For some students, the stereotypes are more than jokes that warrant a few laughs. Instead, they end up being labels for who they are supposed to be.
“Not many people talk about the Mexican culture. They think they know what we’re about and then they make a movie about us,” Anthony said. “Since they made a movie about what they thought they know, then it just makes everyone else think they know Mexican culture.
“When people see me the first thing they have to ask is, ‘do you play soccer?’ I don’t get offended by it. I know some people who do, but it all circles back to how movies make stereotypes about you and people taking that away from the movie. Now it’s who you are.”
Instead of learning about minority groups from movies, Caley suggested looking beyond the stereotypes presented and get to know other people.

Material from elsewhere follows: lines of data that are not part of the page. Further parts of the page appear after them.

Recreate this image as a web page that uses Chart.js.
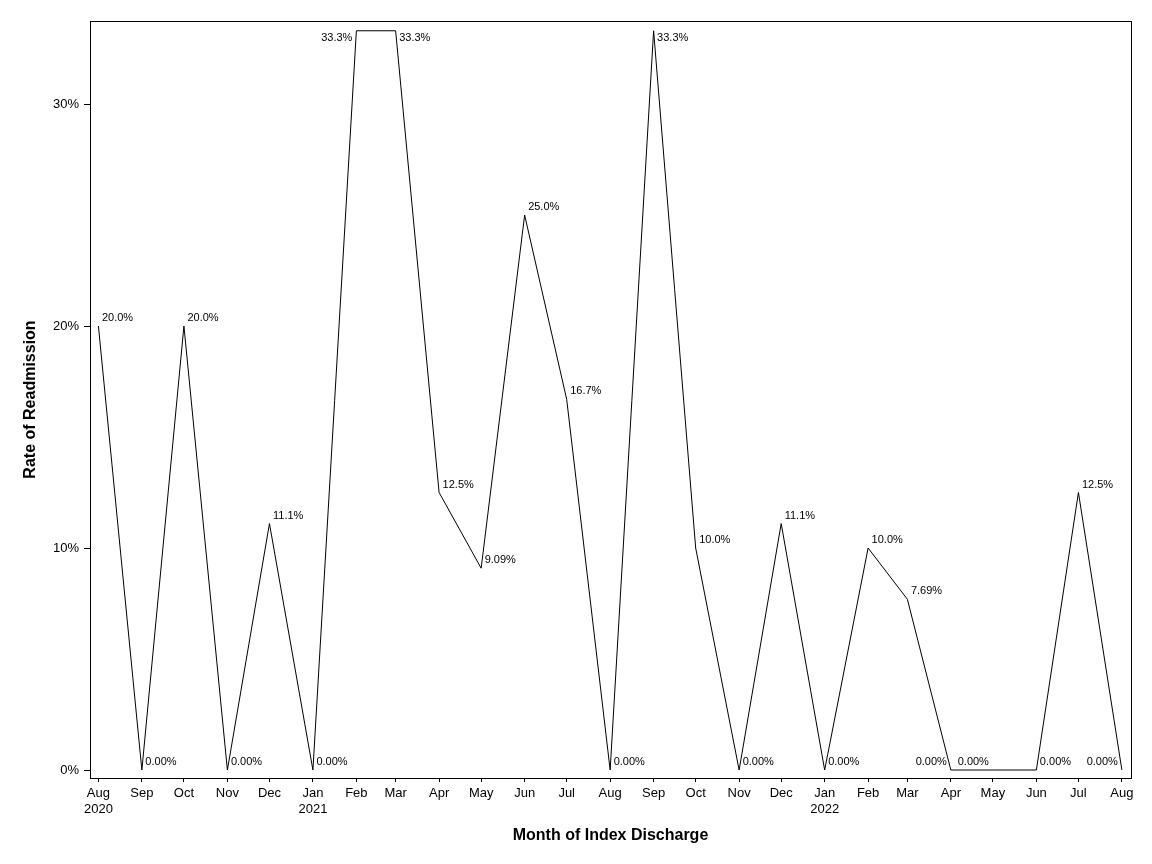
<!DOCTYPE html>
<html>
<head>
<meta charset="utf-8">
<script src="https://cdn.jsdelivr.net/npm/chart.js@4"></script>
<style>
  html, body { margin: 0; padding: 0; background: #fff; }
  #wrap { width: 1152px; height: 864px; }
</style>
</head>
<body>
<div id="wrap"><canvas id="chart"></canvas></div>
<script>
// month of index discharge (yyyy-mm) and readmission rate in percent
const months = ['2020-08', '2020-09', '2020-10', '2020-11', '2020-12', '2021-01', '2021-02', '2021-03',
  '2021-04', '2021-05', '2021-06', '2021-07', '2021-08', '2021-09', '2021-10', '2021-11', '2021-12',
  '2022-01', '2022-02', '2022-03', '2022-04', '2022-05', '2022-06', '2022-07', '2022-08'];
const rates = [20.0, 0, 20.0, 0, 11.1, 0, 33.3, 33.3, 12.5, 9.09, 25.0, 16.7, 0, 33.3, 10.0, 0,
  11.1, 0, 10.0, 7.69, 0, 0, 0, 12.5, 0];
const yTicks = [0, 10, 20, 30];
const monthNames = ['Jan', 'Feb', 'Mar', 'Apr', 'May', 'Jun', 'Jul', 'Aug', 'Sep', 'Oct', 'Nov', 'Dec'];
// which side of the point each value label sits on
const labelSide = ['r', 'r', 'r', 'r', 'r', 'r', 'l', 'r', 'r', 'r', 'r', 'r', 'r', 'r', 'r', 'r',
  'r', 'r', 'r', 'r', 'l', 'l', 'r', 'r', 'l'];

const FONT = '"Liberation Sans", Arial, sans-serif';

// x axis is a day count from the first month, so months get their real width
const origin = Date.UTC(2020, 7, 1);
function dayOf(ym) {
  const [y, m] = ym.split('-').map(Number);
  return (Date.UTC(y, m - 1, 1) - origin) / 86400000;
}
const xDays = months.map(dayOf);

function monthLabel(day) {
  const i = xDays.indexOf(day);
  if (i < 0) return '';
  const [y, m] = months[i].split('-').map(Number);
  const name = monthNames[m - 1];
  return (i === 0 || m === 1) ? [name, String(y)] : name;
}

const frame = {
  id: 'frame',
  afterDraw(chart) {
    const { ctx, chartArea: a } = chart;
    ctx.save();
    ctx.strokeStyle = '#000';
    ctx.lineWidth = 1;
    ctx.strokeRect(Math.round(a.left) + 0.5, Math.round(a.top) + 0.5,
      Math.round(a.right - a.left), Math.round(a.bottom - a.top));
    ctx.restore();
  }
};

const pointLabels = {
  id: 'pointLabels',
  afterDatasetsDraw(chart) {
    const { ctx, chartArea } = chart;
    const meta = chart.getDatasetMeta(0);
    ctx.save();
    ctx.font = '11px ' + FONT;
    ctx.fillStyle = '#000';
    ctx.textBaseline = 'middle';
    meta.data.forEach((pt, i) => {
      const text = rates[i].toPrecision(3) + '%';
      let y = pt.y - 8;
      if (y - 6 < chartArea.top) y = pt.y + 7;
      if (labelSide[i] === 'l') {
        ctx.textAlign = 'right';
        ctx.fillText(text, pt.x - 4, y);
      } else {
        ctx.textAlign = 'left';
        ctx.fillText(text, pt.x + 3.5, y);
      }
    });
    ctx.restore();
  }
};

new Chart(document.getElementById('chart'), {
  type: 'line',
  data: {
    datasets: [{
      data: xDays.map((d, i) => ({ x: d, y: rates[i] })),
      borderColor: '#000',
      borderWidth: 1,
      pointRadius: 0,
      tension: 0,
      fill: false
    }]
  },
  options: {
    responsive: true,
    maintainAspectRatio: false,
    animation: false,
    layout: { padding: { top: 21, right: 21, left: 0, bottom: 0 } },
    plugins: { legend: { display: false }, tooltip: { enabled: false } },
    scales: {
      x: {
        type: 'linear',
        min: -6,
        max: 736.5,
        afterBuildTicks: s => { s.ticks = xDays.map(v => ({ value: v })); },
        afterFit: s => { s.height = 86; },
        border: { display: false },
        grid: { drawOnChartArea: false, drawTicks: true, tickLength: 4, color: '#000' },
        ticks: {
          autoSkip: false,
          maxRotation: 0,
          padding: 4,
          color: '#000',
          font: { family: FONT, size: 13, lineHeight: 1.2 },
          callback: v => monthLabel(v)
        },
        title: {
          display: true,
          text: 'Month of Index Discharge',
          color: '#000',
          font: { family: FONT, size: 16, weight: 'bold' },
          padding: { top: 0, bottom: 19 }
        }
      },
      y: {
        min: -0.36,
        max: 33.74,
        afterBuildTicks: s => { s.ticks = yTicks.map(v => ({ value: v })); },
        afterFit: s => { s.width = 90; },
        border: { display: false },
        grid: { drawOnChartArea: false, drawTicks: true, tickLength: 6, color: '#000' },
        ticks: {
          padding: 5,
          color: '#000',
          font: { family: FONT, size: 13 },
          callback: v => v + '%'
        },
        title: {
          display: true,
          text: 'Rate of Readmission',
          color: '#000',
          font: { family: FONT, size: 16, weight: 'bold' },
          padding: { top: 21, bottom: 0 }
        }
      }
    }
  },
  plugins: [frame, pointLabels]
});
</script>
</body>
</html>
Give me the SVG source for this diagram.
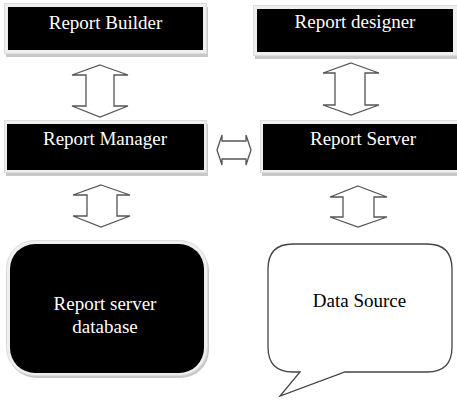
<svg xmlns="http://www.w3.org/2000/svg" width="457" height="400" viewBox="0 0 457 400">
<style>
.shadow{fill:#c8c8c8}
.frame{fill:#efefef;stroke:#dcdcdc;stroke-width:1}
.box{fill:#000}
.lbl{font-family:"Liberation Serif","Times New Roman",serif;font-size:19px;text-anchor:middle}
.w{fill:#fff}
.k{fill:#000}
.arr{fill:#fff;stroke:#555;stroke-width:1.3;stroke-linejoin:miter}
</style>
<rect width="457" height="400" fill="#fff"/>
<g id="report-builder">
<rect class="shadow" x="6" y="7" width="202" height="50"/>
<rect class="frame" x="4.5" y="3.5" width="202" height="50"/>
<rect class="box" x="8" y="7" width="195" height="43"/>
<text class="lbl w" x="105.5" y="29">Report Builder</text>
</g>
<g id="report-designer">
<rect class="shadow" x="255" y="9" width="204" height="50"/>
<rect class="frame" x="253.5" y="5.5" width="204" height="50"/>
<rect class="box" x="257" y="9" width="196" height="43"/>
<text class="lbl w" x="355" y="28">Report designer</text>
</g>
<g id="report-manager">
<rect class="shadow" x="6" y="124" width="202" height="52"/>
<rect class="frame" x="4.5" y="120.5" width="202" height="52"/>
<rect class="box" x="7" y="124" width="197" height="46"/>
<text class="lbl w" x="105" y="145">Report Manager</text>
</g>
<g id="report-server">
<rect class="shadow" x="262" y="124" width="200" height="52"/>
<rect class="frame" x="260.5" y="120.5" width="200" height="52"/>
<rect class="box" x="263" y="124" width="196" height="46"/>
<text class="lbl w" x="363" y="145">Report Server</text>
</g>
<g id="report-server-database">
<rect class="shadow" x="8" y="243" width="201" height="135" rx="28"/>
<rect class="frame" x="6.5" y="240.5" width="201" height="135" rx="28"/>
<rect class="box" x="10" y="244" width="194" height="129" rx="25"/>
<text class="lbl w" x="105" y="310">Report server</text>
<text class="lbl w" x="105" y="333">database</text>
</g>
<g id="data-source">
<path d="M293,244 H427 Q452,244 452,269 V347 Q452,372 427,372 H345 L280,396 L300,372 H293 Q268,372 268,347 V269 Q268,244 293,244 Z" fill="#fff" stroke="#444" stroke-width="1.3"/>
<text class="lbl k" x="359.5" y="307">Data Source</text>
</g>
<g id="connectors">
<path class="arr" d="M100,65 L128,75 H114 V106 H128 L100,117 L72,106 H86 V75 H72 Z"/>
<path class="arr" d="M351,63 L379,73 H365 V105 H379 L351,115 L323,105 H335 V73 H323 Z"/>
<path class="arr" d="M101,185 L130,195 H117 V216 H130 L101,227 L73,216 H87 V195 H73 Z"/>
<path class="arr" d="M358,186 L387,197 H374 V217 H387 L358,227 L330,217 H343 V197 H330 Z"/>
<path class="arr" d="M217,150 L222,135 V141 H246 V135 L251,150 L246,165 V159 H222 V165 Z"/>
</g>
</svg>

“With me being an amalgamation of different ethnicities and regions, I try to learn a little bit about each part of myself, which entails knowing a lot about different cultures,” Caley said. “I try to be friends with people who aren’t like me, so learning about myself and them gives me a leg up on knowing about different cultures. But if you don’t have any friends of different cultures or ethnic backgrounds, you can always take the decency and the time to learn about them.”
Selena doesn’t get her role models from entertainment media. She may not have a Disney princess that she can look up to, but she does have her parents. They invite other Vietnamese people around the community to retain all their traditions.
“My parents went through a lot to get to America. They were immigrants and I’m a first generation. They went through a lot of hardships to provide what I need and to have a better future,” Selena said. “I don’t need to look towards media to find my ethnicity. I can find it by myself in my family.”